Looking on the bright side

Sterling came exceedingly close to taking gold on Tuesday, missing out only narrowly to the Japanese yen. While there were no up-to-the-minute UK economic data to encourage buyers, the anecdotal evidence was supportive and the prospect of Britain opening its doors to foreign visitors was well-received by investors.

A study by the Office for National Statistics revealed that retail sales have more than doubled since 1989, helped by an increase of more than two thirds in household disposable income. House prices are now 30% higher than they were at their peak prior to the 2008 global financial crisis. An updated and more optimistic World Economic Outlook from the IMF included a sharp upgrade for Britain’s economy this year, which it now sees expanding by 7% in 2021, “the same as the United States and the joint-fastest growth rate among major advanced economies”.

Politically, there is said to have been a U-turn in Downing Street’s attitude to non-NHS vaccination certificates.
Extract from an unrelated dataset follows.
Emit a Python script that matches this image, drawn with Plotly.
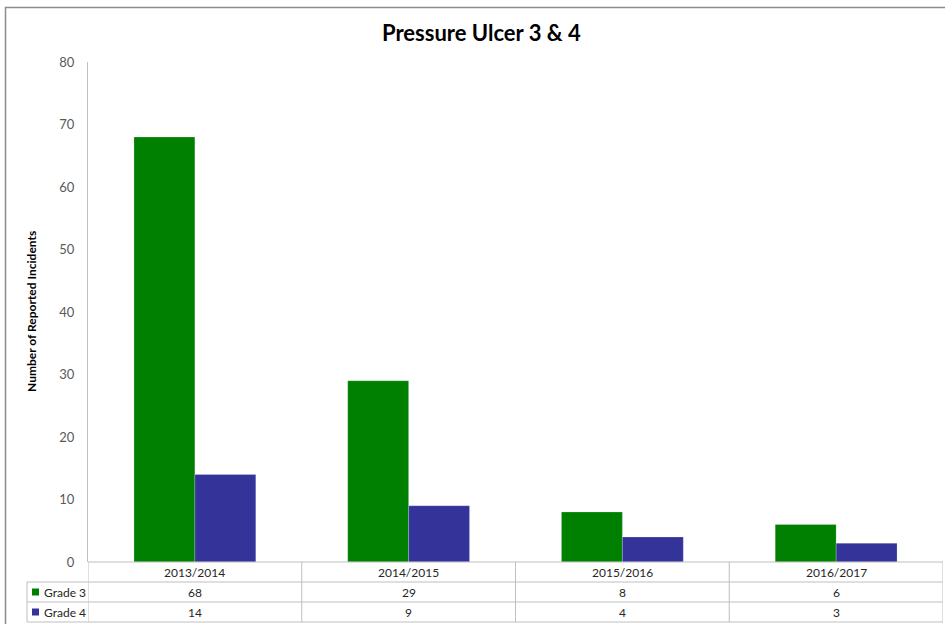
import plotly.graph_objects as go

# Reported pressure ulcer incidents per financial year
years = ["2013/2014", "2014/2015", "2015/2016", "2016/2017"]
grade3 = [68, 29, 8, 6]
grade4 = [14, 9, 4, 3]
series_names = ["Grade 3", "Grade 4"]
series_colors = ["#008000", "#333399"]
y_ticks = [0, 10, 20, 30, 40, 50, 60, 70, 80]

W, H = 945, 624
L, R, T, B = 88, 2, 62, 62  # plot area 88..943 x 62..562
plot_w = W - L - R
plot_h = H - T - B

FONT = "Lato"
GRID = "#bfbfbf"
TEXT = "#262626"


def px_to_paper_x(px):
    return (px - L) / plot_w


def px_to_paper_y(py):
    return (H - B - py) / plot_h


fig = go.Figure()
for name, vals, col in zip(series_names, [grade3, grade4], series_colors):
    fig.add_trace(go.Bar(
        x=years, y=vals, name=name,
        marker=dict(color=col, line=dict(color="rgba(255,255,255,0.35)", width=0.6)),
        hoverinfo="x+y+name",
    ))

shapes = []
annotations = []

# outer chart border
shapes.append(dict(type="rect", xref="paper", yref="paper",
                   x0=px_to_paper_x(5.5), x1=px_to_paper_x(960),
                   y0=px_to_paper_y(640), y1=px_to_paper_y(7.5),
                   line=dict(color="#8c8c8c", width=1.5), fillcolor="rgba(0,0,0,0)",
                   layer="below"))

# data table below the plot: row lines
row_y = [562, 582, 602, 622]
for i, py in enumerate(row_y):
    x0 = L if i == 0 else 27
    shapes.append(dict(type="line", xref="paper", yref="paper",
                       x0=px_to_paper_x(x0), x1=1.0,
                       y0=px_to_paper_y(py), y1=px_to_paper_y(py),
                       line=dict(color=GRID, width=1)))
# column lines at category boundaries
for k in range(len(years) + 1):
    shapes.append(dict(type="line", xref="x", yref="paper",
                       x0=k - 0.5, x1=k - 0.5,
                       y0=px_to_paper_y(562), y1=px_to_paper_y(622),
                       line=dict(color=GRID, width=1)))
# left edge of the series-name column
shapes.append(dict(type="line", xref="paper", yref="paper",
                   x0=px_to_paper_x(27), x1=px_to_paper_x(27),
                   y0=px_to_paper_y(582), y1=px_to_paper_y(622),
                   line=dict(color=GRID, width=1)))


def label(x, py, text, xref="paper", xanchor="center", size=12, color=TEXT, angle=0):
    annotations.append(dict(x=x, y=px_to_paper_y(py), xref=xref, yref="paper",
                            text=text, showarrow=False, xanchor=xanchor, yanchor="middle",
                            textangle=angle,
                            font=dict(family=FONT, size=size, color=color)))


# category header row
for k, yr in enumerate(years):
    label(k, 572, yr, xref="x")

# value rows with legend keys
for r, (name, vals, col) in enumerate(zip(series_names, [grade3, grade4], series_colors)):
    cy = 592 + 20 * r
    shapes.append(dict(type="rect", xref="paper", yref="paper",
                       x0=px_to_paper_x(32), x1=px_to_paper_x(39),
                       y0=px_to_paper_y(cy + 3.5), y1=px_to_paper_y(cy - 3.5),
                       line=dict(width=0), fillcolor=col))
    label(px_to_paper_x(41.5), cy, name, xanchor="left")
    for k, v in enumerate(vals):
        label(k, cy, str(v), xref="x")

# y-axis title
label(px_to_paper_x(31), 312, "<b>Number of Reported Incidents</b>",
      size=12, color="#000000", angle=-90)

# chart title
label(px_to_paper_x(481), 33, "<b>Pressure Ulcer 3 &amp; 4</b>", size=22, color="#000000")

fig.update_layout(
    width=W, height=H,
    margin=dict(l=L, r=R, t=T, b=B),
    paper_bgcolor="white", plot_bgcolor="white",
    barmode="group", bargap=0.43, bargroupgap=0,
    showlegend=False,
    font=dict(family=FONT),
    xaxis=dict(showticklabels=False, showgrid=False, zeroline=False, showline=False,
               range=[-0.5, len(years) - 0.5], fixedrange=True),
    yaxis=dict(range=[0, 80], tickvals=y_ticks, showgrid=False, zeroline=False,
               showline=True, linecolor=GRID, linewidth=1,
               ticks="", ticklabelstandoff=10,
               tickfont=dict(family=FONT, size=13, color="#595959")),
    shapes=shapes, annotations=annotations,
)

fig.write_html("out.html")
The expectation is that there will be an announcement today that vaccination passports from the USA and EU will spare those carrying them the need to quarantine, as the UK version already does. The generally upbeat tone of the news took the pound an average of 0.4% higher against the majors.

 

Much as expected

No surprises were to be found among the economic data published yesterday and overnight. Every number came in close to analysts’ forecasts.
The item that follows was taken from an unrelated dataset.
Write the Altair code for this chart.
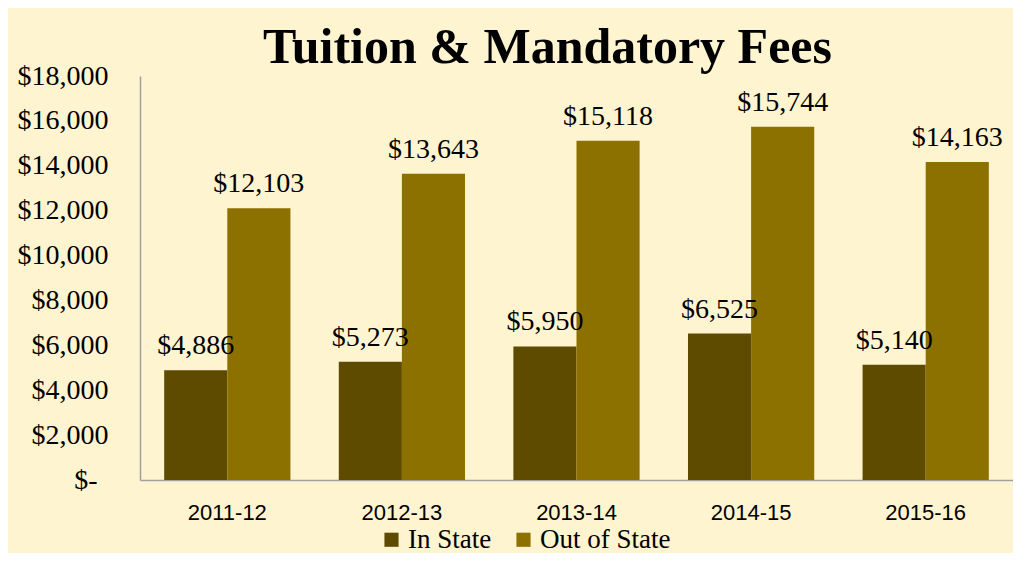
import altair as alt
import pandas as pd

years = ["2011-12", "2012-13", "2013-14", "2014-15", "2015-16"]
in_state = [4886, 5273, 5950, 6525, 5140]
out_state = [12103, 13643, 15118, 15744, 14163]
series = ["In State", "Out of State"]
colors = ["#5F4B00", "#8D7100"]
y_ticks = [0, 2000, 4000, 6000, 8000, 10000, 12000, 14000, 16000, 18000]

rows = []
for y, a, b in zip(years, in_state, out_state):
    rows.append({"year": y, "series": series[0], "value": a})
    rows.append({"year": y, "series": series[1], "value": b})
df = pd.DataFrame(rows)

serif = "Liberation Serif"
sans = "Liberation Sans"

x = alt.X("year:N", sort=years, title=None,
          scale=alt.Scale(paddingInner=0.277, paddingOuter=0.1385),
          axis=alt.Axis(labelAngle=0, labelFont=sans, labelFontSize=22, labelColor="#000",
                        ticks=False, tickSize=0, labelPadding=39, labelBaseline="alphabetic",
                        domainColor="#A0A0A0", domainWidth=1.5, grid=False))
xo = alt.XOffset("series:N", sort=series, scale=alt.Scale(paddingInner=0, paddingOuter=0))
y = alt.Y("value:Q", title=None,
          scale=alt.Scale(domain=[0, 18000], nice=False),
          axis=alt.Axis(values=y_ticks, grid=False, ticks=False, tickSize=0,
                        labelPadding={"condition": {"test": "datum.value == 0", "value": 43},
                                      "value": 32},
                        labelFont=serif, labelFontSize=28, labelColor="#000",
                        labelExpr="datum.value == 0 ? '$-' : '$' + format(datum.value, ',')",
                        domainColor="#A0A0A0", domainWidth=1.5))

bars = alt.Chart(df).mark_bar().encode(
    x=x, xOffset=xo, y=y,
    color=alt.Color("series:N", sort=series,
                    scale=alt.Scale(domain=series, range=colors),
                    legend=alt.Legend(title=None, orient="none", direction="horizontal",
                                      legendX=238, legendY=450, symbolType="square",
                                      symbolSize=200, symbolStrokeWidth=0,
                                      labelFont=serif, labelFontSize=27, labelColor="#000",
                                      labelOffset=3, columnPadding=18)),
)

labels = alt.Chart(df).mark_text(font=serif, fontSize=28, color="#000",
                                 baseline="alphabetic", dy=-16).encode(
    x=x, xOffset=xo, y=y,
    text=alt.Text("value:Q", format="$,.0f"),
)

chart = alt.layer(bars, labels).properties(
    width=873, height=404,
    autosize=alt.AutoSizeParams(type="none"),
    padding={"left": 132, "top": 68, "right": 0, "bottom": 73},
    background="#FEF4CF",
    title=alt.Title("Tuition & Mandatory Fees", font=serif, fontSize=50, fontWeight="bold",
                    color="#000", anchor="middle", offset=0, dx=-29, dy=11),
).configure_view(stroke=None)

chart.save("out.html", embed_options={"renderer": "svg", "actions": False})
Even the notoriously unpredictable US durable goods orders were within bounds. Although the 0.8% monthly increase for June was smaller than the forecast 2.1%, at least it was on the same side of zero, which is by no means always the case. House price indices from FHFA and S&P were not far adrift from one another, with annual increases of 18% and 16.6%, respectively, in the year to May. The Richmond Fed’s manufacturing index was a point higher on the month at 27 and the Conference Board’s measure of consumer confidence was almost unchanged at 132.6, close to its highest since February 2020.

Overnight, the Australian consumer price index data put headline inflation for June at 3.8%, up from 1.1% in March, and the Reserve Bank of Australia’s “trimmed mean” at 1.6%, both exactly in line with forecast. There was minimal reaction from the Aussie dollar.

 

Fed to stick

The biggest item on today’s agenda is the US Federal Reserve’s rate decision at 1900h and the chairman’s subsequent press conference. Few analysts foresee any change to policy, or to the guidance that the current upturn in inflation is “transitory”.

Europe’s day began with ecostats from the UK, Norway and Germany. In Britain, Nationwide’s house price index fell 0.5% in July, bringing the annual increase down to 10.5%. Norwegian retail sales fell 0.1% in June, leaving them unchanged from the same month last year. German consumer confidence came in lower than expected at -0.3.

The rest of this morning’s European numbers cover Swedish retail sales, Italian business and consumer sentiment, and Swiss business confidence. This afternoon brings the US trade deficit and Canadian inflation, expected to be a little lower on the month at 3.2%.